Думал и понял, что конъюнктура страшна не количеством произведений среднего уровня на заданную тему, страшна тем, что обезличивает идею. Заданность всегда почти бывает на нужные, часто святые темы. А тем, кому все равно, о чем писать, лишь бы сказать миру о своем существовании, идея безразлична. Всегда находится (имеется) набор средств для выражения мысли. Набор этот профессионально верен, но бездушен. Идея, казалось бы, доказана двумя третями образов, а на деле опошлена.
Второе. Национальный вопрос. Складывается нация, советская. Это хорошо, как братство людей. Но взять XIX век. У Достоевского в “дневнике” в деле Джунковских боль за будущую Россию, призыв к русским отцам, тут же, в XIX веке, “злая пуля осетина”, тут же “бежали робкие грузины”, тут же “грузинские старухи — это ведьмы”, чеченцы, татары и прочее. Все это без единой мысли унизить любую называемую нацию. Даже “жид Янкель” в “Тарасе Бульбе” не оскорбляет слуха. Почему? В основе — Россия, сила, мудрость русской нации.
А сейчас, когда без России уже не мыслится судьба земного шара, когда Россия столько в себя приняла и столько отдала, невозможно сказать в полный голос “о национальной гордости великороссов”.
Не национализм! Я — русский. И чем дальше, тем больше русский. И я советский, тоже чем дальше, тем больше. Но слияние наций не есть женитьба татарина на узбечке — а в подъеме на высшую ступень, где лучшее — от всех, без худшего.
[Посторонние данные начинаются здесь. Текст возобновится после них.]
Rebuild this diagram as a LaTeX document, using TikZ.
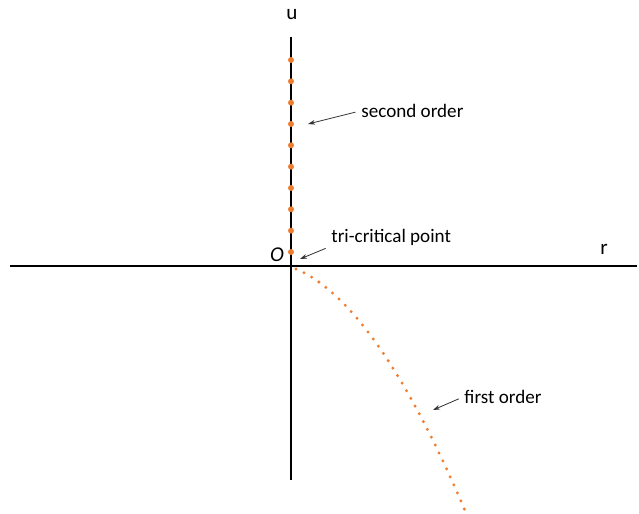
\documentclass[tikz,border=0pt]{standalone}
\usepackage{fontspec}
\setmainfont{Carlito}
\usetikzlibrary{arrows.meta}

\definecolor{phaseorange}{RGB}{237,125,49}

\tikzset{
  axisline/.style={black, line width=2pt},
  pointer/.style={-{Stealth[length=6pt,width=4pt]}, line width=0.7pt, black!80},
  labeltext/.style={font=\fontsize{16.3}{18}\selectfont, inner sep=1pt},
  axislabel/.style={font=\fontsize{18}{20}\selectfont, inner sep=1pt},
  firstline/.style={phaseorange, line width=2.8pt, line cap=round, dash pattern=on 0pt off 7.5pt}
}

\begin{document}
\begin{tikzpicture}[x=0.03cm, y=-0.03cm]
  \useasboundingbox (0,0) rectangle (639,514);

  % Axes
  \draw[axisline] (10,266) -- (637,266);
  \draw[axisline] (291,37) -- (291,480);
  \node[axislabel] (ulabel) at (292,15) {u};
  \node[axislabel] (rlabel) at (604,249) {r};
  \node[axislabel, font=\fontsize{18}{20}\selectfont\itshape] (origin) at (277,255) {O};

  % Second order line along the u axis
  \foreach \k in {0,...,9}{
    \fill[phaseorange] (291,{60+21.33*\k}) circle[radius=3];
  }

  % First order line
  \draw[firstline] (296,269) .. controls (349,291) and (407,373) .. (466,513);

  % Labels and pointers
  \node[labeltext, anchor=west] (second) at (360,111) {second order};
  \coordinate (secondhead) at (308,124);
  \draw[pointer, shorten <=4pt] (second.west) -- (secondhead);

  \node[labeltext, anchor=west] (tricrit) at (330,237) {tri-critical point};
  \coordinate (trihead) at (300,259);
  \draw[pointer, shorten <=4pt] (tricrit.south west) -- (trihead);

  \node[labeltext, anchor=west] (first) at (463,397) {first order};
  \coordinate (firsthead) at (433,410);
  \draw[pointer, shorten <=4pt] (first.west) -- (firsthead);
\end{tikzpicture}
\end{document}
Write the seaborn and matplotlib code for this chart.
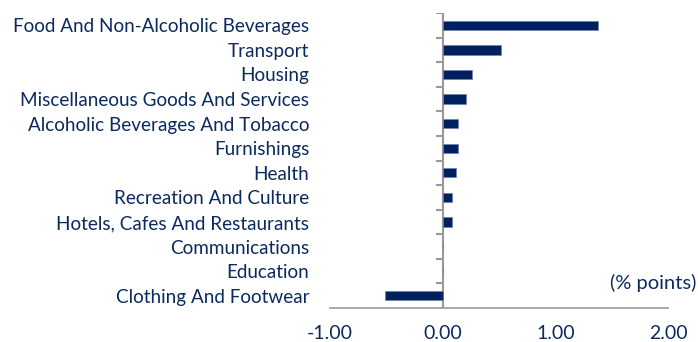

И тогда я буду безразличен к нации своей, когда мудрость и сила ее распространится на всех и возьмет лучшее от других.
27/XII. Сны некрасивые, пошлые, утро снежное, приятная полутень, много медленного крупного снега. Теплый снег. С утра с дочкой в больнице. День пропал. Бог с ним. Посчитал, что все же (все же!) страничка в день выходит (в среднем). Вчера четыре странички. Вышел вдруг какой-то мальчишка. На ночь глядя пошел копать червей. Вот и возьми его за грош! — как говорит мама. И не выбросишь, и убивать жалко. Убивают, я понял, от бессилия. Понимаю неотвратимость смерти у Шекспира (там судьба, рок, мистика), у Шолохова (правда жизни), у Достоевского (безысходность), у Лермонтова (возмездие) — не понимаю у многих.